### Required work
Starting from the top of the material, restate each line exactly until the line that contains "ax = fig.add_axes([204/W, (H-450)/H, (578-204)/W, (450-25.5)/H])", which is also copied. Pictures are excluded.

### Provided data
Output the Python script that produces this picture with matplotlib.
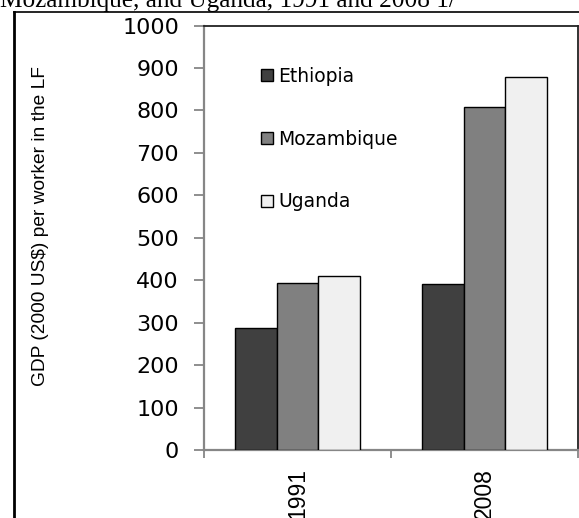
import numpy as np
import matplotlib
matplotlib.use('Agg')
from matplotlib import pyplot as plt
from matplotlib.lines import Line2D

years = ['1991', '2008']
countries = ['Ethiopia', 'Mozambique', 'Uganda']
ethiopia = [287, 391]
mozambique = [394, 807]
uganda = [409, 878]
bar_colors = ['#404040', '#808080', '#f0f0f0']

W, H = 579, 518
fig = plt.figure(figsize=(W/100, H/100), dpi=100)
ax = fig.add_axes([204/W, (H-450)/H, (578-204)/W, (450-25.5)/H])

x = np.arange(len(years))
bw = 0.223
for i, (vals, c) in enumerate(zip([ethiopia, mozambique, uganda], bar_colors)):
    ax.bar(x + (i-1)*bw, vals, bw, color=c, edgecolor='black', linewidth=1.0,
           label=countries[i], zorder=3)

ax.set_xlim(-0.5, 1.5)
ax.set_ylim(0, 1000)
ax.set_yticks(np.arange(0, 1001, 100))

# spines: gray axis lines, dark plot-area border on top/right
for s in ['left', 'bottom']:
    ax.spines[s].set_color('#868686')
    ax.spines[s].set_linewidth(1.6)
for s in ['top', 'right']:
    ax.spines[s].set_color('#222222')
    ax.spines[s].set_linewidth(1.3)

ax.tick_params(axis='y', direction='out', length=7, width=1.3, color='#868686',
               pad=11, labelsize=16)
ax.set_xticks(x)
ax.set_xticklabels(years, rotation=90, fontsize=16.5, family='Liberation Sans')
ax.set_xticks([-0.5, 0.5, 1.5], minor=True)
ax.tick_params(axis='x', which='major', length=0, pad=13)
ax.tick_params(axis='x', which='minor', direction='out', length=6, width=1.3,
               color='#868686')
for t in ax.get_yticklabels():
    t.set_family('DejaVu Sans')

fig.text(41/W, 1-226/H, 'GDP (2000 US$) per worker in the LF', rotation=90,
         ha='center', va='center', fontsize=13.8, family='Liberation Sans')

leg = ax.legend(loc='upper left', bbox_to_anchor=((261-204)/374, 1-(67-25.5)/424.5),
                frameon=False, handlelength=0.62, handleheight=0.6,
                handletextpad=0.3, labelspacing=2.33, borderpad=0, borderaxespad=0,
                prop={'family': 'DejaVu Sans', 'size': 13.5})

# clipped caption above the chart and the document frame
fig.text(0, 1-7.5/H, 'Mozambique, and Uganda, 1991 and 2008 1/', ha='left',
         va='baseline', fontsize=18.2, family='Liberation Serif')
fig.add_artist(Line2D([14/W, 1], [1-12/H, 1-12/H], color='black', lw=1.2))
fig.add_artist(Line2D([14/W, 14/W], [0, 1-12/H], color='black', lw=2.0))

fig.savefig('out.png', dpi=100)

### Answer to the task
Output the Python script that produces this picture with matplotlib.
import numpy as np
import matplotlib
matplotlib.use('Agg')
from matplotlib import pyplot as plt
from matplotlib.lines import Line2D

years = ['1991', '2008']
countries = ['Ethiopia', 'Mozambique', 'Uganda']
ethiopia = [287, 391]
mozambique = [394, 807]
uganda = [409, 878]
bar_colors = ['#404040', '#808080', '#f0f0f0']

W, H = 579, 518
fig = plt.figure(figsize=(W/100, H/100), dpi=100)
ax = fig.add_axes([204/W, (H-450)/H, (578-204)/W, (450-25.5)/H])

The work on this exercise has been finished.